§ Exercise brief:
Nothing after the line with "from matplotlib.ticker import MultipleLocator" belongs in the copy; extract the lines below from the top through that line, pictures left out.

** START Data provided **

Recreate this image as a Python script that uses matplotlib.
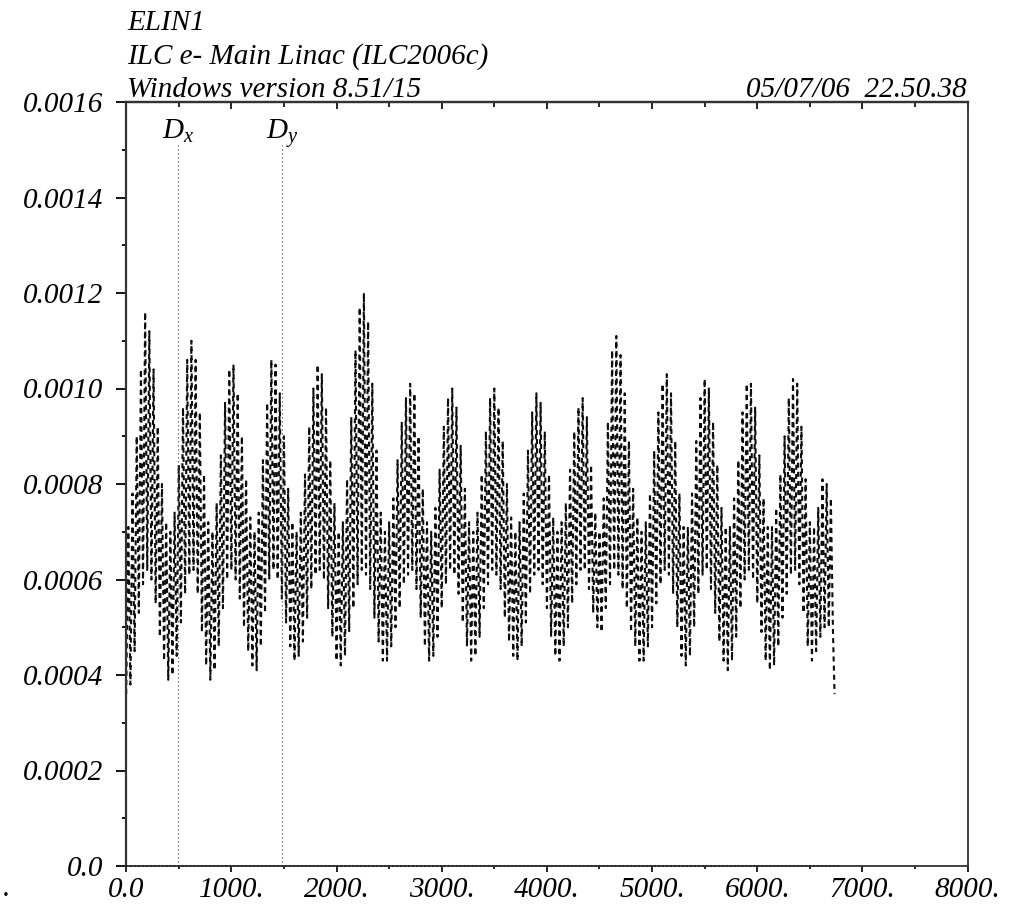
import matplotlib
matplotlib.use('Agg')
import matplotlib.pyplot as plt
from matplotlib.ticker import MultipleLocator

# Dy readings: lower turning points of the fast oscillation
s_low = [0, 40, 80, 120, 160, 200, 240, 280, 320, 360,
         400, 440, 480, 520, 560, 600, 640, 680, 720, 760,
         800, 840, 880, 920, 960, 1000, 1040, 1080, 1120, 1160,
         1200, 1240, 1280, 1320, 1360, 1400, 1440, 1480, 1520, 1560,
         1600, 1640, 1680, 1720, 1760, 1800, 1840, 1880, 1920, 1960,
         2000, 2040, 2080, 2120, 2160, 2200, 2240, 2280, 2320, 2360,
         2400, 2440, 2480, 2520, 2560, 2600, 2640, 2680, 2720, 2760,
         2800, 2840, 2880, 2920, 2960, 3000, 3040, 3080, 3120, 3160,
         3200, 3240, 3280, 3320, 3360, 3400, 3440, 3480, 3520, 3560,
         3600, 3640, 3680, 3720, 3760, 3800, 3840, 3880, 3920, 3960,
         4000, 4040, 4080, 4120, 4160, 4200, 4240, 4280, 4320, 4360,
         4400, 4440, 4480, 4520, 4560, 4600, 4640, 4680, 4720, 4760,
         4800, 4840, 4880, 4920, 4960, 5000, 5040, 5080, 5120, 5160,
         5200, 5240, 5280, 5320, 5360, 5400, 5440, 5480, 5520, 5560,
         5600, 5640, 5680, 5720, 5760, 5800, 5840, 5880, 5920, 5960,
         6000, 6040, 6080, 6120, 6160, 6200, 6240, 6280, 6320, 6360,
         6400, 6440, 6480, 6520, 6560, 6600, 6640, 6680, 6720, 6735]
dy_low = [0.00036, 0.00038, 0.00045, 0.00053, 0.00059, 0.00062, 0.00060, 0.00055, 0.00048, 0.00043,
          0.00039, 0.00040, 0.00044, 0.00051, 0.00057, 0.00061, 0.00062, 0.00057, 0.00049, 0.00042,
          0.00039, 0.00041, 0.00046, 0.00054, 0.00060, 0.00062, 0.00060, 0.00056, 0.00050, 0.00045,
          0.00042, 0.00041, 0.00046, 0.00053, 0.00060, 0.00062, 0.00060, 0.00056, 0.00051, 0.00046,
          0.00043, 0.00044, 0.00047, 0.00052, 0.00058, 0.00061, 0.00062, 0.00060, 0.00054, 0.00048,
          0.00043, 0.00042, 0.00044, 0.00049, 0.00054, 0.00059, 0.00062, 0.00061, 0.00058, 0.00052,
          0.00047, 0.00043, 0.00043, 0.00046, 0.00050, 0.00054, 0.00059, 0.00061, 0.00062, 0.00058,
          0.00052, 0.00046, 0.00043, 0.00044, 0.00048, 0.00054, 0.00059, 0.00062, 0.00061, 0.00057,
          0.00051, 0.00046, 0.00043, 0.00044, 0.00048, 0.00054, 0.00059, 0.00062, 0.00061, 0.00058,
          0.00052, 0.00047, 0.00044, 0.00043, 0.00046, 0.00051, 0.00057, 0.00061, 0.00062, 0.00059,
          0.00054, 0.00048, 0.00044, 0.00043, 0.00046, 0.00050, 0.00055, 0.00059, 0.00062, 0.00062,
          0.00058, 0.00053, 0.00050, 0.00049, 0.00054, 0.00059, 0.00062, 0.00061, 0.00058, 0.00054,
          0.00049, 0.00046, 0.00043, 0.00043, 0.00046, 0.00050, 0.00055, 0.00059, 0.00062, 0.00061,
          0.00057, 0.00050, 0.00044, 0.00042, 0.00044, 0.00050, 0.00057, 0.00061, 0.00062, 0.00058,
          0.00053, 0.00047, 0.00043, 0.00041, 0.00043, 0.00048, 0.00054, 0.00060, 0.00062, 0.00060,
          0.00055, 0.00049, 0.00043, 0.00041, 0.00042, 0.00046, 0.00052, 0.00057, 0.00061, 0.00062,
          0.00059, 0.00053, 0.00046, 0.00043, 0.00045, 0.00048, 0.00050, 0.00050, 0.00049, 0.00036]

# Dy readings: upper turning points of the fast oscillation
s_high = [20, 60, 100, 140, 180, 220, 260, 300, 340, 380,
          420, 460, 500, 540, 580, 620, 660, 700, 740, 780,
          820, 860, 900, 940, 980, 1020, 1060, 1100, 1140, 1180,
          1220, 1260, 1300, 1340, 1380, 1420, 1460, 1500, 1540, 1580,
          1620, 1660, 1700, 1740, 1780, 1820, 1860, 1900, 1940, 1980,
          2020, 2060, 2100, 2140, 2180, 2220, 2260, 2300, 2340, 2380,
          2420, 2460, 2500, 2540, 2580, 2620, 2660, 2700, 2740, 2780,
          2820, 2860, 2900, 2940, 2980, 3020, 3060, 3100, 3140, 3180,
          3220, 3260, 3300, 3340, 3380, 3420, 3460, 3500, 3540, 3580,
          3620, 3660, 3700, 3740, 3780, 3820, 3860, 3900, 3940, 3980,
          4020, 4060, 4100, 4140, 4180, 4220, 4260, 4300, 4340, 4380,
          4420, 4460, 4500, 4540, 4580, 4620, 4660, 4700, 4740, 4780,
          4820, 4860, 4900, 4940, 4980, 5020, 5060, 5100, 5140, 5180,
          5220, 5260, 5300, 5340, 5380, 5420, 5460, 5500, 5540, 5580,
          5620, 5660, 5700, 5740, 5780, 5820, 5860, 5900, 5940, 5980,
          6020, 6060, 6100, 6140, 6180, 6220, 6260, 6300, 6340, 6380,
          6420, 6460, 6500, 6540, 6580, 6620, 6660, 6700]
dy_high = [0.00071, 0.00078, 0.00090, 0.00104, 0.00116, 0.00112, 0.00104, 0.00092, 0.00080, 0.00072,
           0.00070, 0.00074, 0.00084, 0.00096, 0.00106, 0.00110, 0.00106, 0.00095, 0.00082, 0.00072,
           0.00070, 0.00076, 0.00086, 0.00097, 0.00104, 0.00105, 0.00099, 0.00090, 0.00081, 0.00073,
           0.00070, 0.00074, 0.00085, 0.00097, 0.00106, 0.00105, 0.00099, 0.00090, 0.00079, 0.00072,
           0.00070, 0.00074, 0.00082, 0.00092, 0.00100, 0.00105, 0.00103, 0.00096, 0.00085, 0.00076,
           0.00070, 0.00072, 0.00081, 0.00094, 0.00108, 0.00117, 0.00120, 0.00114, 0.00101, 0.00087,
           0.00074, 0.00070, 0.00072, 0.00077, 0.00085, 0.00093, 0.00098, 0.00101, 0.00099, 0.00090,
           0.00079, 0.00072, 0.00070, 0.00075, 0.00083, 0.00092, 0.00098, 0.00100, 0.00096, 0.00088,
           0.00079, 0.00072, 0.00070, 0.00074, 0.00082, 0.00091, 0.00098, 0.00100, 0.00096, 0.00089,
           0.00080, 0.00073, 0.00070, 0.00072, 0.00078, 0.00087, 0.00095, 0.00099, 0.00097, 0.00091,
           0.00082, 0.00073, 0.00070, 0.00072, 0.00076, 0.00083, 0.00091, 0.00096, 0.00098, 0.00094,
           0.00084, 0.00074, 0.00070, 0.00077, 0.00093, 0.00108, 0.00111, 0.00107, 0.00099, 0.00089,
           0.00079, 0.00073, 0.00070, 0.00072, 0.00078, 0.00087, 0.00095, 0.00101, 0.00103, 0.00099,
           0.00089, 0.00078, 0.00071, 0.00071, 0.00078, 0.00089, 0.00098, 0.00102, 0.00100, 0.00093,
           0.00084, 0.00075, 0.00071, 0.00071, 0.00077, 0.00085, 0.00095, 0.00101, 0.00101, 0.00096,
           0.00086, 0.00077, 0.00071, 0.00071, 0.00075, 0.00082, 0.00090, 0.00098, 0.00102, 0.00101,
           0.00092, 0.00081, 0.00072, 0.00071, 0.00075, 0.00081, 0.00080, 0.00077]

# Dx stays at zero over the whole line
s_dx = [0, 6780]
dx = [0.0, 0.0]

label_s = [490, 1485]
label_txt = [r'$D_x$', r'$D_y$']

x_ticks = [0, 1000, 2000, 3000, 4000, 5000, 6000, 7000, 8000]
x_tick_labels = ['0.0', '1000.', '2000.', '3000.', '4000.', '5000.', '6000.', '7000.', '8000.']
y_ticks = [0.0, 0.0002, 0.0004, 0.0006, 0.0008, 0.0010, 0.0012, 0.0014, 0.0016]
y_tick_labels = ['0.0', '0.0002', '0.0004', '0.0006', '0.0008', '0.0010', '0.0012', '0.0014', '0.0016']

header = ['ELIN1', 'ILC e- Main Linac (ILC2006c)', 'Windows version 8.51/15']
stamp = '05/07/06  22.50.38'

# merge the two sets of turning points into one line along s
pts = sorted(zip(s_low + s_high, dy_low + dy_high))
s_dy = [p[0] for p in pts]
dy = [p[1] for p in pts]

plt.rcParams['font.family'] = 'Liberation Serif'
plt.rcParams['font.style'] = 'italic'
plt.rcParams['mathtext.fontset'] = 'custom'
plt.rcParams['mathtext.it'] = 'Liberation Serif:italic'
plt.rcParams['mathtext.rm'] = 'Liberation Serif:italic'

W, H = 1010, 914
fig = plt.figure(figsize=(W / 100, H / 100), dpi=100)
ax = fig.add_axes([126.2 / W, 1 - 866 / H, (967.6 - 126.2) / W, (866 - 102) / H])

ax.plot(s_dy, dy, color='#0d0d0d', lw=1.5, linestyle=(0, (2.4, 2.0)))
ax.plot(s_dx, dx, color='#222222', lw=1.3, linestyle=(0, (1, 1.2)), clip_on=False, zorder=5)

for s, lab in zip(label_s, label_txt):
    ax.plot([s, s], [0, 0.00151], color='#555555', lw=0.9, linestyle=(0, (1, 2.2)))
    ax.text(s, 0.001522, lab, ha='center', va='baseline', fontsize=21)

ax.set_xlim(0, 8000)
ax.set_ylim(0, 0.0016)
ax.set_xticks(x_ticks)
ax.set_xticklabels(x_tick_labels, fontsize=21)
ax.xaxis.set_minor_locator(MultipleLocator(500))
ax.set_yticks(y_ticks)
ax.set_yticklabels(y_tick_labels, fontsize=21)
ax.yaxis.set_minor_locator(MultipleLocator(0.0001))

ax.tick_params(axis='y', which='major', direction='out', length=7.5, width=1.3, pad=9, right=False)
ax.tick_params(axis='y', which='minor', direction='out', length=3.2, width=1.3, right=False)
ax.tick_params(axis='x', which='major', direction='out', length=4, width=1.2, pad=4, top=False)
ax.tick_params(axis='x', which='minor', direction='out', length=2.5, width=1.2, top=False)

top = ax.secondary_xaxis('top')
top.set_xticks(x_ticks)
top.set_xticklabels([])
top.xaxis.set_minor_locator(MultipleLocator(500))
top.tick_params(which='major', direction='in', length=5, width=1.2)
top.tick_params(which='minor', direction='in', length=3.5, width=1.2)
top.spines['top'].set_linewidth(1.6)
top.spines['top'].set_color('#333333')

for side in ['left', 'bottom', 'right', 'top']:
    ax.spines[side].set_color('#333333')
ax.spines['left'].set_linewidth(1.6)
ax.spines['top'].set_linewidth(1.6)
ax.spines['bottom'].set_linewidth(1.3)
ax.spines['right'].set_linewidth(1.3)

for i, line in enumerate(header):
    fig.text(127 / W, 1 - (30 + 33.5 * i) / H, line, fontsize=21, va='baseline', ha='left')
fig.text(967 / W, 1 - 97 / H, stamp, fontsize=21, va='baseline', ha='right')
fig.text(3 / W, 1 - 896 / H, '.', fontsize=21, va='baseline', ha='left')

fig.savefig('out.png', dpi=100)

** END Data provided **

§ Task output:
Recreate this image as a Python script that uses matplotlib.
import matplotlib
matplotlib.use('Agg')
import matplotlib.pyplot as plt
from matplotlib.ticker import MultipleLocator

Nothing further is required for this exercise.